Work instructions
Set down the material below word for word, excluding the pictures.

Data extract
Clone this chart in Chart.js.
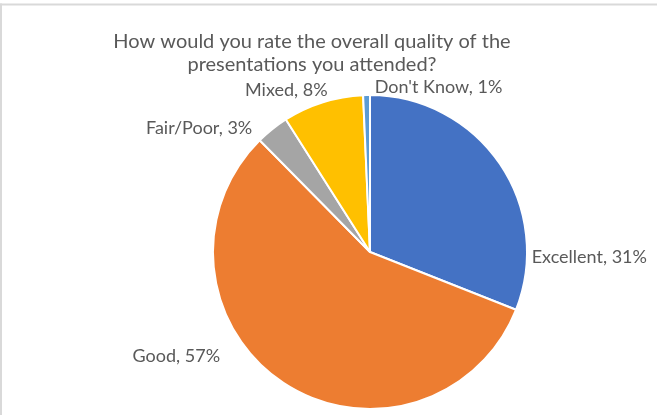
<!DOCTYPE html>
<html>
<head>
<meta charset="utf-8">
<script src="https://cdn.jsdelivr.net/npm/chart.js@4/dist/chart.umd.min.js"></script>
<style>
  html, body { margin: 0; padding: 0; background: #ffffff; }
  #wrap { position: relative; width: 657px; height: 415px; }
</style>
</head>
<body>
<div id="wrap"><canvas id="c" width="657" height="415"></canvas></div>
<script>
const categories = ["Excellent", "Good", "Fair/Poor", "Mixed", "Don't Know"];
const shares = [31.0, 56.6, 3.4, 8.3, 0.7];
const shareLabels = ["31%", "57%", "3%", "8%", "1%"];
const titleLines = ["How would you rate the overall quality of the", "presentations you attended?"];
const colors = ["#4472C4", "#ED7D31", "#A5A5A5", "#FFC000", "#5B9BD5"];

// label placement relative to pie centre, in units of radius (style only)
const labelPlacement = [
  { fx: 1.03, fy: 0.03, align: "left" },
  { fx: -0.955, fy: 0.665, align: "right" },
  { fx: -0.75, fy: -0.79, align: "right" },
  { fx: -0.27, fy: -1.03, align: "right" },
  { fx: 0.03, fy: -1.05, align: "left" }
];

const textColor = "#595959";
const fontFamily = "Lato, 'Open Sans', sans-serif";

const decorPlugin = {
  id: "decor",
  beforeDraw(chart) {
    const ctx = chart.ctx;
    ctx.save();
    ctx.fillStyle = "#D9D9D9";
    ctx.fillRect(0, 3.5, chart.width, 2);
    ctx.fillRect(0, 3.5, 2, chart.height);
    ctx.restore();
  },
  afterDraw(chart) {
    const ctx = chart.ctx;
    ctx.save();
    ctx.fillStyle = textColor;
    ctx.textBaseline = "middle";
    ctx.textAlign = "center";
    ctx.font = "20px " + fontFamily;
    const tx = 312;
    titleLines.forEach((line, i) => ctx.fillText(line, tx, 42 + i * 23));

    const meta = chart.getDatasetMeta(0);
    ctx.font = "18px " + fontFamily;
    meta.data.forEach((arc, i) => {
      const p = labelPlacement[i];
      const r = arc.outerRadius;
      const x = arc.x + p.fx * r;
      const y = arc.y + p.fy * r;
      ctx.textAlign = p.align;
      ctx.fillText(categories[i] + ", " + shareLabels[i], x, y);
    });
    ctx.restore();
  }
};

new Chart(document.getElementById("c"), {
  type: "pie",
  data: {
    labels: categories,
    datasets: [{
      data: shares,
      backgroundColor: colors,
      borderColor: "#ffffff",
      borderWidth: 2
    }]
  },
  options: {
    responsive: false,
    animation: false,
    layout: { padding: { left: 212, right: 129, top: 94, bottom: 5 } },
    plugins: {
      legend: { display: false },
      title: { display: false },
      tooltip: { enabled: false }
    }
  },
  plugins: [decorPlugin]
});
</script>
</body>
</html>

Output of the task
Clone this chart in Chart.js.
<!DOCTYPE html>
<html>
<head>
<meta charset="utf-8">
<script src="https://cdn.jsdelivr.net/npm/chart.js@4/dist/chart.umd.min.js"></script>
<style>
  html, body { margin: 0; padding: 0; background: #ffffff; }
  #wrap { position: relative; width: 657px; height: 415px; }
</style>
</head>
<body>
<div id="wrap"><canvas id="c" width="657" height="415"></canvas></div>
<script>
const categories = ["Excellent", "Good", "Fair/Poor", "Mixed", "Don't Know"];
const shares = [31.0, 56.6, 3.4, 8.3, 0.7];
const shareLabels = ["31%", "57%", "3%", "8%", "1%"];
const titleLines = ["How would you rate the overall quality of the", "presentations you attended?"];
const colors = ["#4472C4", "#ED7D31", "#A5A5A5", "#FFC000", "#5B9BD5"];

// label placement relative to pie centre, in units of radius (style only)
const labelPlacement = [
  { fx: 1.03, fy: 0.03, align: "left" },
  { fx: -0.955, fy: 0.665, align: "right" },
  { fx: -0.75, fy: -0.79, align: "right" },
  { fx: -0.27, fy: -1.03, align: "right" },
  { fx: 0.03, fy: -1.05, align: "left" }
];

const textColor = "#595959";
const fontFamily = "Lato, 'Open Sans', sans-serif";

const decorPlugin = {
  id: "decor",
  beforeDraw(chart) {
    const ctx = chart.ctx;
    ctx.save();
    ctx.fillStyle = "#D9D9D9";
    ctx.fillRect(0, 3.5, chart.width, 2);
    ctx.fillRect(0, 3.5, 2, chart.height);
    ctx.restore();
  },
  afterDraw(chart) {
    const ctx = chart.ctx;
    ctx.save();
    ctx.fillStyle = textColor;
    ctx.textBaseline = "middle";
    ctx.textAlign = "center";
    ctx.font = "20px " + fontFamily;
    const tx = 312;
    titleLines.forEach((line, i) => ctx.fillText(line, tx, 42 + i * 23));

    const meta = chart.getDatasetMeta(0);
    ctx.font = "18px " + fontFamily;
    meta.data.forEach((arc, i) => {
      const p = labelPlacement[i];
      const r = arc.outerRadius;
      const x = arc.x + p.fx * r;
      const y = arc.y + p.fy * r;
      ctx.textAlign = p.align;
      ctx.fillText(categories[i] + ", " + shareLabels[i], x, y);
    });
    ctx.restore();
  }
};

new Chart(document.getElementById("c"), {
  type: "pie",
  data: {
    labels: categories,
    datasets: [{
      data: shares,
      backgroundColor: colors,
      borderColor: "#ffffff",
      borderWidth: 2
    }]
  },
  options: {
    responsive: false,
    animation: false,
    layout: { padding: { left: 212, right: 129, top: 94, bottom: 5 } },
    plugins: {
      legend: { display: false },
      title: { display: false },
      tooltip: { enabled: false }
    }
  },
  plugins: [decorPlugin]
});
</script>
</body>
</html>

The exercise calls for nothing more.